# [DATA SEGMENT]
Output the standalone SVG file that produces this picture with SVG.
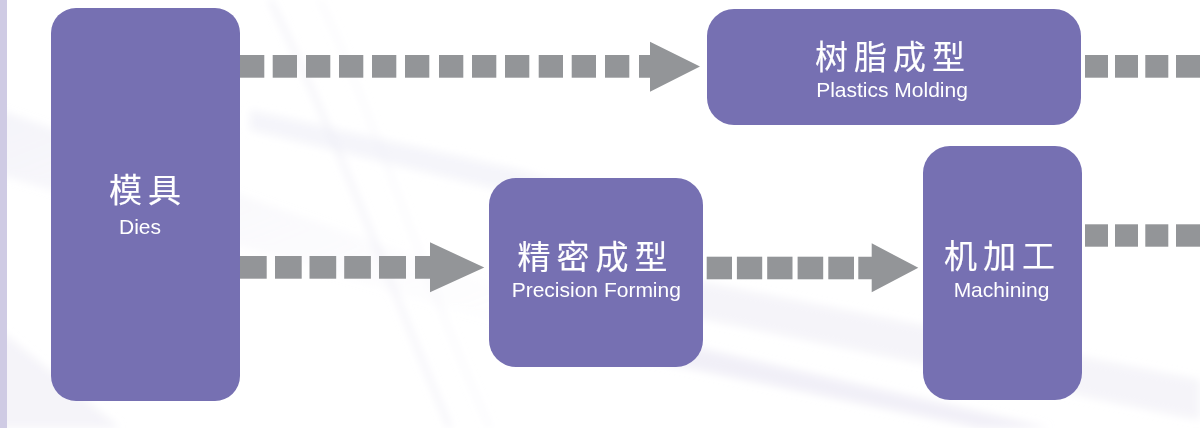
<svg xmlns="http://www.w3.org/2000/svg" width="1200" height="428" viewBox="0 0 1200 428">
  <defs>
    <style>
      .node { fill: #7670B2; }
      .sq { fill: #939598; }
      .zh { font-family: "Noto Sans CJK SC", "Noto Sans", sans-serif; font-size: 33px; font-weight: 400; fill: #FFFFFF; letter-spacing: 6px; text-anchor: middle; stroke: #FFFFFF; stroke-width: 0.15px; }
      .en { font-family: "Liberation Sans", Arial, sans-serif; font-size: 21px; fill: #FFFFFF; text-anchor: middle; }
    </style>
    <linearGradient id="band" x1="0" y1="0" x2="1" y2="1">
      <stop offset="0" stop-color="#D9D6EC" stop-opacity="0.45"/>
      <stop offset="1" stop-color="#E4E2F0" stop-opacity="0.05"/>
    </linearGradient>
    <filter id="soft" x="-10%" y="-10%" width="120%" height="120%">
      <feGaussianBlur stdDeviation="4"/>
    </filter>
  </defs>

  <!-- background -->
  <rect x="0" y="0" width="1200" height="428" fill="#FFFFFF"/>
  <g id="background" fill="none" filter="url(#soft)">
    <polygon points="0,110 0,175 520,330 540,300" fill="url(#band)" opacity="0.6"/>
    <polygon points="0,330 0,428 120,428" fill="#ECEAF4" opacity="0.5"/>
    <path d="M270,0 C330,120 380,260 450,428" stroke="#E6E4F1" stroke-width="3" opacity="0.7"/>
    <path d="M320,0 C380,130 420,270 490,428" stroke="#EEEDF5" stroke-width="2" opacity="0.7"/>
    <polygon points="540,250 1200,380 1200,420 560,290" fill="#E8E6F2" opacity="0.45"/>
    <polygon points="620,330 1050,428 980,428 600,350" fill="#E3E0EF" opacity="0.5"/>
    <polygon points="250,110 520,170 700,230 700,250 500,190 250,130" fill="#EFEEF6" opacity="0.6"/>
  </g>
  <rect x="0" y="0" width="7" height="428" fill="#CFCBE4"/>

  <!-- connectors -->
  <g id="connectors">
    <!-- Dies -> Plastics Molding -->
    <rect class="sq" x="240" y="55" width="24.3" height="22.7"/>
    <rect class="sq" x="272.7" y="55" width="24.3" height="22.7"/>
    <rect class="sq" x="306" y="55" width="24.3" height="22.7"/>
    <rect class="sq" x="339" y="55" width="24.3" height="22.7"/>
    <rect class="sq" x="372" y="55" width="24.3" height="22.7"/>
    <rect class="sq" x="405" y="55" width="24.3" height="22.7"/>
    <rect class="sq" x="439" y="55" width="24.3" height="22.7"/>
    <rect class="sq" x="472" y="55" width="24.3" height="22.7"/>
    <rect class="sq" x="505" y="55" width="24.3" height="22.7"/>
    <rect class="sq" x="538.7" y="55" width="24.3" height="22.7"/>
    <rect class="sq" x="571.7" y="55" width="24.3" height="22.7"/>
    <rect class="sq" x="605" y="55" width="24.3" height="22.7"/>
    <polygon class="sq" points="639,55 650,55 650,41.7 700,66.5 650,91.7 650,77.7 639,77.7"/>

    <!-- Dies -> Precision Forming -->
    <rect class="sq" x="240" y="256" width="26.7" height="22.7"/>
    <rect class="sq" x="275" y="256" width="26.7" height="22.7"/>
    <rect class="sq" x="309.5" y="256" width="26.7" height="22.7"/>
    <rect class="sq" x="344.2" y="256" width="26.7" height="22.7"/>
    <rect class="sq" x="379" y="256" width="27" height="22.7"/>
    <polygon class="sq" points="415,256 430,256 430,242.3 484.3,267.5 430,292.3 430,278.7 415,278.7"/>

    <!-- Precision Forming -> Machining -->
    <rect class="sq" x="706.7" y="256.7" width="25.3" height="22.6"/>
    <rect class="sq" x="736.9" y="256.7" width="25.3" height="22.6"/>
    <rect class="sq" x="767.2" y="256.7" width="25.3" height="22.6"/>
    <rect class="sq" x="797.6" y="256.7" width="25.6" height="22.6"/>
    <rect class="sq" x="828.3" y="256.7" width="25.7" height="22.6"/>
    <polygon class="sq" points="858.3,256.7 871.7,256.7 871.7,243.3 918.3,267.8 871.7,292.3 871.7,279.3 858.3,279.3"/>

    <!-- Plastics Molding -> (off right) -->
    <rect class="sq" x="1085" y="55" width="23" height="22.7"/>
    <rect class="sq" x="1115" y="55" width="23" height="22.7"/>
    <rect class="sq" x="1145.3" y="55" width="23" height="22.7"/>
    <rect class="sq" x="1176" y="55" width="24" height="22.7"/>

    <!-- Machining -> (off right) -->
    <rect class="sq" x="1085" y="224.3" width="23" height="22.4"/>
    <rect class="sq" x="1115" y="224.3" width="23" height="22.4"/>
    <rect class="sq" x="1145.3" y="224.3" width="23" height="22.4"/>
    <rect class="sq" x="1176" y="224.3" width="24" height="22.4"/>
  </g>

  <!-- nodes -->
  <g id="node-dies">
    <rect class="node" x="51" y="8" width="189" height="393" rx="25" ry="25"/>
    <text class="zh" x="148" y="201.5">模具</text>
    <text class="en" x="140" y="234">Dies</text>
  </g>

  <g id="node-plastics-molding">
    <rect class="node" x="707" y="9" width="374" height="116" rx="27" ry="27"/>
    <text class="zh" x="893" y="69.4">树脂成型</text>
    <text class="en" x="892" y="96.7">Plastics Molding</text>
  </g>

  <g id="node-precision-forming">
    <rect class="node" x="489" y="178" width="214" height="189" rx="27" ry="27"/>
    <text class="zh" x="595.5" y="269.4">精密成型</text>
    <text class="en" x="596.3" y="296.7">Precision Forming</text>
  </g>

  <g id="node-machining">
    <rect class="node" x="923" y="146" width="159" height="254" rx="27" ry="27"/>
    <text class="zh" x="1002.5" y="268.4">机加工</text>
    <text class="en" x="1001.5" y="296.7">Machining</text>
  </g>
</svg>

# [EXERCISE DETAILS]
Quote the material word for word, dropping any images it holds.

# [RESPONSE FOR THIS EXERCISE]
Output the standalone SVG file that produces this picture with SVG.
<svg xmlns="http://www.w3.org/2000/svg" width="1200" height="428" viewBox="0 0 1200 428">
  <defs>
    <style>
      .node { fill: #7670B2; }
      .sq { fill: #939598; }
      .zh { font-family: "Noto Sans CJK SC", "Noto Sans", sans-serif; font-size: 33px; font-weight: 400; fill: #FFFFFF; letter-spacing: 6px; text-anchor: middle; stroke: #FFFFFF; stroke-width: 0.15px; }
      .en { font-family: "Liberation Sans", Arial, sans-serif; font-size: 21px; fill: #FFFFFF; text-anchor: middle; }
    </style>
    <linearGradient id="band" x1="0" y1="0" x2="1" y2="1">
      <stop offset="0" stop-color="#D9D6EC" stop-opacity="0.45"/>
      <stop offset="1" stop-color="#E4E2F0" stop-opacity="0.05"/>
    </linearGradient>
    <filter id="soft" x="-10%" y="-10%" width="120%" height="120%">
      <feGaussianBlur stdDeviation="4"/>
    </filter>
  </defs>

  <!-- background -->
  <rect x="0" y="0" width="1200" height="428" fill="#FFFFFF"/>
  <g id="background" fill="none" filter="url(#soft)">
    <polygon points="0,110 0,175 520,330 540,300" fill="url(#band)" opacity="0.6"/>
    <polygon points="0,330 0,428 120,428" fill="#ECEAF4" opacity="0.5"/>
    <path d="M270,0 C330,120 380,260 450,428" stroke="#E6E4F1" stroke-width="3" opacity="0.7"/>
    <path d="M320,0 C380,130 420,270 490,428" stroke="#EEEDF5" stroke-width="2" opacity="0.7"/>
    <polygon points="540,250 1200,380 1200,420 560,290" fill="#E8E6F2" opacity="0.45"/>
    <polygon points="620,330 1050,428 980,428 600,350" fill="#E3E0EF" opacity="0.5"/>
    <polygon points="250,110 520,170 700,230 700,250 500,190 250,130" fill="#EFEEF6" opacity="0.6"/>
  </g>
  <rect x="0" y="0" width="7" height="428" fill="#CFCBE4"/>

  <!-- connectors -->
  <g id="connectors">
    <!-- Dies -> Plastics Molding -->
    <rect class="sq" x="240" y="55" width="24.3" height="22.7"/>
    <rect class="sq" x="272.7" y="55" width="24.3" height="22.7"/>
    <rect class="sq" x="306" y="55" width="24.3" height="22.7"/>
    <rect class="sq" x="339" y="55" width="24.3" height="22.7"/>
    <rect class="sq" x="372" y="55" width="24.3" height="22.7"/>
    <rect class="sq" x="405" y="55" width="24.3" height="22.7"/>
    <rect class="sq" x="439" y="55" width="24.3" height="22.7"/>
    <rect class="sq" x="472" y="55" width="24.3" height="22.7"/>
    <rect class="sq" x="505" y="55" width="24.3" height="22.7"/>
    <rect class="sq" x="538.7" y="55" width="24.3" height="22.7"/>
    <rect class="sq" x="571.7" y="55" width="24.3" height="22.7"/>
    <rect class="sq" x="605" y="55" width="24.3" height="22.7"/>
    <polygon class="sq" points="639,55 650,55 650,41.7 700,66.5 650,91.7 650,77.7 639,77.7"/>

    <!-- Dies -> Precision Forming -->
    <rect class="sq" x="240" y="256" width="26.7" height="22.7"/>
    <rect class="sq" x="275" y="256" width="26.7" height="22.7"/>
    <rect class="sq" x="309.5" y="256" width="26.7" height="22.7"/>
    <rect class="sq" x="344.2" y="256" width="26.7" height="22.7"/>
    <rect class="sq" x="379" y="256" width="27" height="22.7"/>
    <polygon class="sq" points="415,256 430,256 430,242.3 484.3,267.5 430,292.3 430,278.7 415,278.7"/>

    <!-- Precision Forming -> Machining -->
    <rect class="sq" x="706.7" y="256.7" width="25.3" height="22.6"/>
    <rect class="sq" x="736.9" y="256.7" width="25.3" height="22.6"/>
    <rect class="sq" x="767.2" y="256.7" width="25.3" height="22.6"/>
    <rect class="sq" x="797.6" y="256.7" width="25.6" height="22.6"/>
    <rect class="sq" x="828.3" y="256.7" width="25.7" height="22.6"/>
    <polygon class="sq" points="858.3,256.7 871.7,256.7 871.7,243.3 918.3,267.8 871.7,292.3 871.7,279.3 858.3,279.3"/>

    <!-- Plastics Molding -> (off right) -->
    <rect class="sq" x="1085" y="55" width="23" height="22.7"/>
    <rect class="sq" x="1115" y="55" width="23" height="22.7"/>
    <rect class="sq" x="1145.3" y="55" width="23" height="22.7"/>
    <rect class="sq" x="1176" y="55" width="24" height="22.7"/>

    <!-- Machining -> (off right) -->
    <rect class="sq" x="1085" y="224.3" width="23" height="22.4"/>
    <rect class="sq" x="1115" y="224.3" width="23" height="22.4"/>
    <rect class="sq" x="1145.3" y="224.3" width="23" height="22.4"/>
    <rect class="sq" x="1176" y="224.3" width="24" height="22.4"/>
  </g>

  <!-- nodes -->
  <g id="node-dies">
    <rect class="node" x="51" y="8" width="189" height="393" rx="25" ry="25"/>
    <text class="zh" x="148" y="201.5">模具</text>
    <text class="en" x="140" y="234">Dies</text>
  </g>

  <g id="node-plastics-molding">
    <rect class="node" x="707" y="9" width="374" height="116" rx="27" ry="27"/>
    <text class="zh" x="893" y="69.4">树脂成型</text>
    <text class="en" x="892" y="96.7">Plastics Molding</text>
  </g>

  <g id="node-precision-forming">
    <rect class="node" x="489" y="178" width="214" height="189" rx="27" ry="27"/>
    <text class="zh" x="595.5" y="269.4">精密成型</text>
    <text class="en" x="596.3" y="296.7">Precision Forming</text>
  </g>

  <g id="node-machining">
    <rect class="node" x="923" y="146" width="159" height="254" rx="27" ry="27"/>
    <text class="zh" x="1002.5" y="268.4">机加工</text>
    <text class="en" x="1001.5" y="296.7">Machining</text>
  </g>
</svg>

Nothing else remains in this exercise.